There are two basic ways in which the condensers — which may take the form of coiled metal tubes, often made of copper — interact with the flow of steam. In some cases, the steam condenses to form a thin sheet of water that coats the surface; in others it forms water droplets that are pulled from the surface by gravity.
When the steam forms a film, Preston explains, that impedes heat transfer — and thus reduces the efficiency — of condensation. So the goal of much research has been to enhance droplet formation on these surfaces by making them water-repelling.
Often this has been accomplished using polymer coatings, but these tend to degrade rapidly in the high heat and humidity of a power plant. And when the coatings are made thicker to reduce that degradation, the coatings themselves impede heat transfer.

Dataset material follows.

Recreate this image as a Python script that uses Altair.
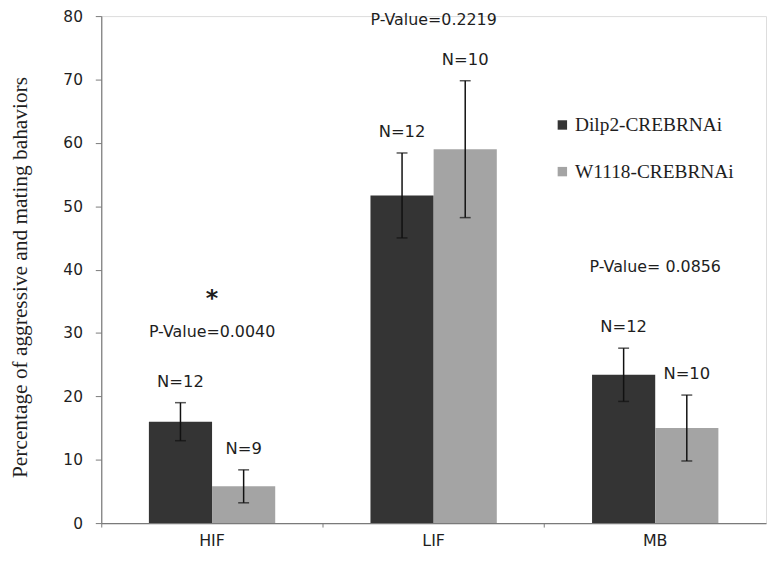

“We thought graphene could be useful,” Preston says, “since we know it is hydrophobic by nature.” So he and his colleagues decided to test both graphene’s ability to shed water, and its durability, under typical power plant conditions — an environment of pure water vapor at 100 degrees Celsius.
They found that the single-atom-thick coating of graphene did indeed improve heat transfer fourfold compared with surfaces where the condensate forms sheets of water, such as bare metals. Further calculations showed that optimizing temperature differences could boost this improvement to 5 to 7 times. The researchers also showed that after two full weeks under such conditions, there was no measurable degradation in the graphene’s performance.
By comparison, similar tests using a common water-repelling coating showed that the coating began to degrade within just three hours, Preston says, and failed completely within 12 hours.
Because the process used to coat the graphene on the copper surface — called chemical vapor deposition — has been tested extensively, the new method could be ready for testing under real-world conditions “in as little as a year,” Preston says. And the process should be easily scalable to power plant-sized condenser coils.